India’s real GDP is projected to grow 6–7% in FY27, supported by robust domestic consumption, interest rate cuts, and higher public capital expenditure, according to a recent ICRA report.
For its analysis, ICRA used the NSO’s ‘First Advance Estimates’ of nominal GDP at Rs 357.1 trillion for FY26, reflecting 8% growth, and projected nominal GDP at Rs 392.0 trillion for FY27, implying growth of around 9.8%. The agency expects the government to cap the fiscal deficit at 4.3% of GDP in FY27, slightly below the FY26 Budget Estimate of 4.4%, assuming the projected nominal GDP growth.
The report noted that the FY27 Budget is likely to shift focus from annual fiscal deficit targets to a medium-term debt consolidation path, particularly considering the upcoming 16th Finance Commission recommendations.
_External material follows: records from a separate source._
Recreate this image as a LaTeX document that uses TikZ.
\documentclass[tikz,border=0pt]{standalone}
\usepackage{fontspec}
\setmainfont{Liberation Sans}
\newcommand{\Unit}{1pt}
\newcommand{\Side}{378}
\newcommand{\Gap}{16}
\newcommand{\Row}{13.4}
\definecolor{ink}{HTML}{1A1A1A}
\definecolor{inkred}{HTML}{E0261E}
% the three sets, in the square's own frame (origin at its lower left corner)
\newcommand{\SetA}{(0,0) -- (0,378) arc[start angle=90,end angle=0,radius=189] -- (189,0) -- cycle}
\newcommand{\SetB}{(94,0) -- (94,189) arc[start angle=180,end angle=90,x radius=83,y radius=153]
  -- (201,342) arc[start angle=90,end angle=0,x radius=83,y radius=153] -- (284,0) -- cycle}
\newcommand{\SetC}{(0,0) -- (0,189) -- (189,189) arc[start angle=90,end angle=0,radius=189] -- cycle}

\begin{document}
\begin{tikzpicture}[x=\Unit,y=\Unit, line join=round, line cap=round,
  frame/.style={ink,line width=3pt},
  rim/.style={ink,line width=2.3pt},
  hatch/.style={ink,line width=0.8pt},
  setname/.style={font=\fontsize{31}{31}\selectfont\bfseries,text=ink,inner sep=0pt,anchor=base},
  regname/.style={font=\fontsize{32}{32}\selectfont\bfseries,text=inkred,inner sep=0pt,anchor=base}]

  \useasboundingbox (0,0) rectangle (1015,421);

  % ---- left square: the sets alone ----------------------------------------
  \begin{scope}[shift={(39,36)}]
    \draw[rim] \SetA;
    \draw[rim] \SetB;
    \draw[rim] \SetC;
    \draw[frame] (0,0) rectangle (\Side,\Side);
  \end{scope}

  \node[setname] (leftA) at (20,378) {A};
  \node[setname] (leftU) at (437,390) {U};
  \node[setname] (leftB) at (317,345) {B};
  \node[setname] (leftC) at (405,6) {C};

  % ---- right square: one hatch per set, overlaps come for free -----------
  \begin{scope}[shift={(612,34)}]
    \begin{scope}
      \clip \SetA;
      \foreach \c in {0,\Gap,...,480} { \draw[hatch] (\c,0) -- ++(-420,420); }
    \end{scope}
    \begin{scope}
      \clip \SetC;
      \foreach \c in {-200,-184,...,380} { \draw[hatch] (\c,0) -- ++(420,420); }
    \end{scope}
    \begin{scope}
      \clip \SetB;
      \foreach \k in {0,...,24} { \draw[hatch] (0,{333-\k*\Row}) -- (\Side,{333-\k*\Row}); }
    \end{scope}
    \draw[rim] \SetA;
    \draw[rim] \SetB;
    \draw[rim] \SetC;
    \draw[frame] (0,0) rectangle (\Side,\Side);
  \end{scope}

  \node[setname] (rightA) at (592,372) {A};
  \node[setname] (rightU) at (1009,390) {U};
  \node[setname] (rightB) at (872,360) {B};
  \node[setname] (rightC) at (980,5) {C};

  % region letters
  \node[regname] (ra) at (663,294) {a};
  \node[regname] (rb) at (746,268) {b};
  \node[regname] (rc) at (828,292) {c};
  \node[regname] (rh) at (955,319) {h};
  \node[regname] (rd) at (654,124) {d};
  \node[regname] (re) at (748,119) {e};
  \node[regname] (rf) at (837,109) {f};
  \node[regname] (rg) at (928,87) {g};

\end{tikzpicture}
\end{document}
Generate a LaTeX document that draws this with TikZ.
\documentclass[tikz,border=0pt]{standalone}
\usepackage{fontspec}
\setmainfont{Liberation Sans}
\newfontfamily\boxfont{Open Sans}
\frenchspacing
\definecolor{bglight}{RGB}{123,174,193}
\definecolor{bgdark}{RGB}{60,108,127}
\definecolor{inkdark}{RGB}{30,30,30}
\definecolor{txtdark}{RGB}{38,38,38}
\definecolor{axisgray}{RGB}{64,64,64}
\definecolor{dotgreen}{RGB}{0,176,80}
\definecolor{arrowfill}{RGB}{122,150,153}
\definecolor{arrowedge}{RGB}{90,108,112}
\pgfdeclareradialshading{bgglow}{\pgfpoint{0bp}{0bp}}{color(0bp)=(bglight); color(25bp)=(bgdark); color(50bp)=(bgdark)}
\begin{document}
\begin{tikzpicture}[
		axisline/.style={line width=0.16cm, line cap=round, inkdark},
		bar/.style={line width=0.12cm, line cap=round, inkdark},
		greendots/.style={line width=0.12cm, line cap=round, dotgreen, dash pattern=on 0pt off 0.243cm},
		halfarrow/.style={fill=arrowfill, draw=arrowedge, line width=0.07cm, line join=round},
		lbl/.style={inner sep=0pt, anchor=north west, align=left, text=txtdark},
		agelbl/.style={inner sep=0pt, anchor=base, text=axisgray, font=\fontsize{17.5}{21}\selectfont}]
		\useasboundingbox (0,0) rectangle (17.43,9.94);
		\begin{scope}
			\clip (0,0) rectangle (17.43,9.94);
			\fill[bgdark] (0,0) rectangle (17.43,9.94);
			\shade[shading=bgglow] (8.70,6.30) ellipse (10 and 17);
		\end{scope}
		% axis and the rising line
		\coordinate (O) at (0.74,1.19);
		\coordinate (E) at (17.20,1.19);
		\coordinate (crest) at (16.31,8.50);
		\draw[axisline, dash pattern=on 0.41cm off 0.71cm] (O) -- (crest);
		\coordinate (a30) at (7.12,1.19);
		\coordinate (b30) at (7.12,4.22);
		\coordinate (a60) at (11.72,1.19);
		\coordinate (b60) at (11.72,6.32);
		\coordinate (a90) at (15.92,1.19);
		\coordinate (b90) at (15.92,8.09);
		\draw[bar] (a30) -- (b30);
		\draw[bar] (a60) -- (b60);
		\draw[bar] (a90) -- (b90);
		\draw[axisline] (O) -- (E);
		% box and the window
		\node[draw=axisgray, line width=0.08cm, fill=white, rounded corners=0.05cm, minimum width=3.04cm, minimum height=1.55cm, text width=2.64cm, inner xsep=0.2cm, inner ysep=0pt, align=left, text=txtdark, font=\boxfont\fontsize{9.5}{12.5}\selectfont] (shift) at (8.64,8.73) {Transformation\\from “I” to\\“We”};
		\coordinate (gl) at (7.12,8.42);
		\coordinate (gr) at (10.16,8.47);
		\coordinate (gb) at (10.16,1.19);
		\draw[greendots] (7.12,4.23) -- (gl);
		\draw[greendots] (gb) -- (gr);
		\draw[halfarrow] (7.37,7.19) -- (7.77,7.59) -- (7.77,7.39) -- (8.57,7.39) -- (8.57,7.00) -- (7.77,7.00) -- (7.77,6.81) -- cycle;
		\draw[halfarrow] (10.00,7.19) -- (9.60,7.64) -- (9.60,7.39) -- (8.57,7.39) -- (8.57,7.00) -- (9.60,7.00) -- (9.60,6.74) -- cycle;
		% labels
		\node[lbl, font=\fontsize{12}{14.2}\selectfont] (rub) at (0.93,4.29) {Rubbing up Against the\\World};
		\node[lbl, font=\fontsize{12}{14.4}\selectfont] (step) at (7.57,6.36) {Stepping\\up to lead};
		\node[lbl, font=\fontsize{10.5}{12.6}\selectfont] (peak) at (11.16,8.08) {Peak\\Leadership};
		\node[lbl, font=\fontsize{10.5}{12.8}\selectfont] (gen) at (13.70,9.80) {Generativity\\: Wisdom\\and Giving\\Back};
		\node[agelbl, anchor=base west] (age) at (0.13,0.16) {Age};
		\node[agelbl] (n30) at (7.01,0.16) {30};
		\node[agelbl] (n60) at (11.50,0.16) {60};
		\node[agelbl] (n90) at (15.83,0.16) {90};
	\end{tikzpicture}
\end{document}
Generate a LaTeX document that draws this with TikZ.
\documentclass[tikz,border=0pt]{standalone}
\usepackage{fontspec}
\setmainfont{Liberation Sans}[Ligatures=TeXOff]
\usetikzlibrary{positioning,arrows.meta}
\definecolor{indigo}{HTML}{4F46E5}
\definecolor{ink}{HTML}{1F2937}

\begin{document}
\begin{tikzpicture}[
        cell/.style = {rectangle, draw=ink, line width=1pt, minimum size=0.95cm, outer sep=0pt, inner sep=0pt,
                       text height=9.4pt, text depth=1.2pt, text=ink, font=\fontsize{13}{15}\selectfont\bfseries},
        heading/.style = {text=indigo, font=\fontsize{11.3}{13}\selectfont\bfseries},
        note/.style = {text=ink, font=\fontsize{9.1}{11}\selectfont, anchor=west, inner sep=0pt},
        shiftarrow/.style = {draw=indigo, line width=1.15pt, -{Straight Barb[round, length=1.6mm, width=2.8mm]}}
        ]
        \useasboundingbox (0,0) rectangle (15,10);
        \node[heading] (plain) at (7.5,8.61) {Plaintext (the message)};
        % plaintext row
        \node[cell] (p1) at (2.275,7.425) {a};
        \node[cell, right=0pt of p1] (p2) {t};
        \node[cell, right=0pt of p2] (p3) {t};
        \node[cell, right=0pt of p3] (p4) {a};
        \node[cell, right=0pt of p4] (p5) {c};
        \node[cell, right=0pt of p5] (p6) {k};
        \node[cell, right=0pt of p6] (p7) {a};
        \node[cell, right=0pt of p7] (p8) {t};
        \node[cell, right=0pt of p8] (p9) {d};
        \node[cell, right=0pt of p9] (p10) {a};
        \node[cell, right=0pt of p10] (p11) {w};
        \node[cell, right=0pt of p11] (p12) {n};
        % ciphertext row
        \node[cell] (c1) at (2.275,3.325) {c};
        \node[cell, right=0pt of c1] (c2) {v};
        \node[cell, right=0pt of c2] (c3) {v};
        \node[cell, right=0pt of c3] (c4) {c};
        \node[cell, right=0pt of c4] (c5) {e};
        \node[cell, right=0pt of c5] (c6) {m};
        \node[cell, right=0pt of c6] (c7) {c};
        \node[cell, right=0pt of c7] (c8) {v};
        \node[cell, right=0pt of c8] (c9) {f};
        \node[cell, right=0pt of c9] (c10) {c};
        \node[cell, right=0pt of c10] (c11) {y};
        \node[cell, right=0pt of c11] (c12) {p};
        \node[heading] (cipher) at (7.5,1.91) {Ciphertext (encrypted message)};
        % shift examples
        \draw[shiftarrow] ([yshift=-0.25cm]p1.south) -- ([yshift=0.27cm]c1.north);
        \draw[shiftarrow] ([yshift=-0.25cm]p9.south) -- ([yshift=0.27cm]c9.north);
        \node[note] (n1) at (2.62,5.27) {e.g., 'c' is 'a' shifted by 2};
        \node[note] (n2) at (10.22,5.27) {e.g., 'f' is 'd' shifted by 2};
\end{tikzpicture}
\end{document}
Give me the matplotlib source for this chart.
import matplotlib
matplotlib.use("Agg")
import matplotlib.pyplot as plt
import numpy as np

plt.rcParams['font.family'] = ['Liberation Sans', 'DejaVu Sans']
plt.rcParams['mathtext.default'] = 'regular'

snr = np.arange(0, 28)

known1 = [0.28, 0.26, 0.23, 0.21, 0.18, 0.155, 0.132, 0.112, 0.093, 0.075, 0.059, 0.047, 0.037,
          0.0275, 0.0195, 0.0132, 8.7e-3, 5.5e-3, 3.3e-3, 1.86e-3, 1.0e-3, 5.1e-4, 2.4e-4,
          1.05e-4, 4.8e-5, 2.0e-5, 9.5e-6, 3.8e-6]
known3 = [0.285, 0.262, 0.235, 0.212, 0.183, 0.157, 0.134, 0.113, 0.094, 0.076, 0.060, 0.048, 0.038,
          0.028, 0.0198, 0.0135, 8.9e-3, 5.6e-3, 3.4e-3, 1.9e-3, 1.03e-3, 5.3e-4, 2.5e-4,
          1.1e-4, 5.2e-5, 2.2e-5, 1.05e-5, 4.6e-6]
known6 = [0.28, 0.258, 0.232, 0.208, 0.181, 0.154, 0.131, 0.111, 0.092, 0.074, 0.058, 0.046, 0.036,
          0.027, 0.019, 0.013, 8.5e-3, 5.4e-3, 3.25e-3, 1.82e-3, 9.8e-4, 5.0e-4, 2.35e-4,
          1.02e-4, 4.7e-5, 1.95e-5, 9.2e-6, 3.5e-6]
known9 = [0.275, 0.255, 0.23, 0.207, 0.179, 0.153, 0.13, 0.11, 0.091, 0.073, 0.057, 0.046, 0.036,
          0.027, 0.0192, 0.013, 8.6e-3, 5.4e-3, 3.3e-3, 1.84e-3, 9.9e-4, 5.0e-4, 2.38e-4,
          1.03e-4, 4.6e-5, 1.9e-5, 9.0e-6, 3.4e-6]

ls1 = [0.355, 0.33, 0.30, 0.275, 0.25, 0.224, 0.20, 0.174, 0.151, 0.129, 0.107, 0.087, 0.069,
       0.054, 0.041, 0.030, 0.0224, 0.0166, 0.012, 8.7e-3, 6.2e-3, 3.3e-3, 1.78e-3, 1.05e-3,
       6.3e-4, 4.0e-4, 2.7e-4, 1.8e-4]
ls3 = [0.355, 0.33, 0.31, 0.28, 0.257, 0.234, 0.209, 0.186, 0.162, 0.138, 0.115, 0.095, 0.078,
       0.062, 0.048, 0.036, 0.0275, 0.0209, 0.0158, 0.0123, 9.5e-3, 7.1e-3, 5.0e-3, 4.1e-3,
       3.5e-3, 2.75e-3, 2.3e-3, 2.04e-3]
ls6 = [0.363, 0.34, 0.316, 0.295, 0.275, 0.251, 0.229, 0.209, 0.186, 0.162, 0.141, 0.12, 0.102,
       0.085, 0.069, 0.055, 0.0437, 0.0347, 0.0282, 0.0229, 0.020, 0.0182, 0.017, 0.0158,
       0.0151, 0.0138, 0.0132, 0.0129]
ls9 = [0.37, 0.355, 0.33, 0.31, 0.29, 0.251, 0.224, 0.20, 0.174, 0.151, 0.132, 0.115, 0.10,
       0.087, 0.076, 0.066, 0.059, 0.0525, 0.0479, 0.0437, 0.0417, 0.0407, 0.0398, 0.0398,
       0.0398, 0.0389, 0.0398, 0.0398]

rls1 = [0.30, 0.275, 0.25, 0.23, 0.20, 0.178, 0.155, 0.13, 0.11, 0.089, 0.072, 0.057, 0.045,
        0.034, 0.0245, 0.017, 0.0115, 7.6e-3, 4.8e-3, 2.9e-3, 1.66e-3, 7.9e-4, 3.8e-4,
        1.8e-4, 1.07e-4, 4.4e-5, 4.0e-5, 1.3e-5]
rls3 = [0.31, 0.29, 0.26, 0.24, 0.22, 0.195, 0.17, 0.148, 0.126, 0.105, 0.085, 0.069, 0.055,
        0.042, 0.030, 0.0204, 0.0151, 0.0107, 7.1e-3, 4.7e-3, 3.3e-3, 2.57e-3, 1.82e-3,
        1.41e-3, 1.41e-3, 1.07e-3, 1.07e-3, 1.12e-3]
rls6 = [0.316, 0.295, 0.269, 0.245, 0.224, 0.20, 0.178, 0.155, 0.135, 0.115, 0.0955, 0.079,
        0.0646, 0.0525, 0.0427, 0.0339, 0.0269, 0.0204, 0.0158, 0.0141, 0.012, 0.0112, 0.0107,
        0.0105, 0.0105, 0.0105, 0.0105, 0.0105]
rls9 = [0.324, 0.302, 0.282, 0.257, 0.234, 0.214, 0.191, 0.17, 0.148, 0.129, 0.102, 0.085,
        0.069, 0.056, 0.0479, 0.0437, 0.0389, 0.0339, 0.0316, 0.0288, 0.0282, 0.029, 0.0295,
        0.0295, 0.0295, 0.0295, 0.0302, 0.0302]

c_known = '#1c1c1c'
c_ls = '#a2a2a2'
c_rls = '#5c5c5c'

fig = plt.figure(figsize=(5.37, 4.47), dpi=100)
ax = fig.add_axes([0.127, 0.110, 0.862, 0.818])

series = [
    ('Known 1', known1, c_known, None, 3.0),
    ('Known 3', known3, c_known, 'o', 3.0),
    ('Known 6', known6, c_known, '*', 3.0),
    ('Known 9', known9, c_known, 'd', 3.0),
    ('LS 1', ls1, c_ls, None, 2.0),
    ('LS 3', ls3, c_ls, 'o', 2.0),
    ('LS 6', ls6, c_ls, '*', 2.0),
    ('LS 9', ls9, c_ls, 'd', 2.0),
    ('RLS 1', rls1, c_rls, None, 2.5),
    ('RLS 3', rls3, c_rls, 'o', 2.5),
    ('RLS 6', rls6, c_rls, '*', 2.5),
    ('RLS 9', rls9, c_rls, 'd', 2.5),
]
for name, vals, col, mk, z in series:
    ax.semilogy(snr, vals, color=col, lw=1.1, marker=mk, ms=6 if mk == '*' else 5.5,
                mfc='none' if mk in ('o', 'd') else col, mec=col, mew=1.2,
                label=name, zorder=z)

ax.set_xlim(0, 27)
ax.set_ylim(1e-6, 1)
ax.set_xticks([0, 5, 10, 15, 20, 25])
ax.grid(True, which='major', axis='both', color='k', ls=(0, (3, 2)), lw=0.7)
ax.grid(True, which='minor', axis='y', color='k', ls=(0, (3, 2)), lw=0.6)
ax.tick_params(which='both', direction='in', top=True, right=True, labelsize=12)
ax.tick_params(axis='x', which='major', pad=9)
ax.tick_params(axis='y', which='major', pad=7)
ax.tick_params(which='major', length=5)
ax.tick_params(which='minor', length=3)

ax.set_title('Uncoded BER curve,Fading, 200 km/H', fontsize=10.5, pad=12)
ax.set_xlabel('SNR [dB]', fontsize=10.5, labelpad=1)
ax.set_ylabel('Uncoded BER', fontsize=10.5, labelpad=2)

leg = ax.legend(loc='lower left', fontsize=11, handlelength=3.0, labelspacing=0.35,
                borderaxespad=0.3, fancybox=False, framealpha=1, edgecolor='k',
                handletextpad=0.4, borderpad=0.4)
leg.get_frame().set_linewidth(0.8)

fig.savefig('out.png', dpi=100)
ICRA projects capital expenditure to rise about 14% to Rs 13.1 trillion in FY27, equivalent to 3.3% of GDP, following likely overachievement of the FY26 capex target at Rs 11.5 trillion versus the Budget Estimate of Rs 11.2 trillion. The acceleration in capex is expected before fiscal rigidities increase from FY28 onward due to higher committed expenditures on salaries and pensions following the 8th Central Pay Commission recommendations.
The agency expects gross tax revenues to grow roughly 7% in FY27, driven by an estimated 11% growth in direct taxes, while indirect tax revenues are projected to grow only 2%, mainly due to GST rate cuts implemented from September 2025.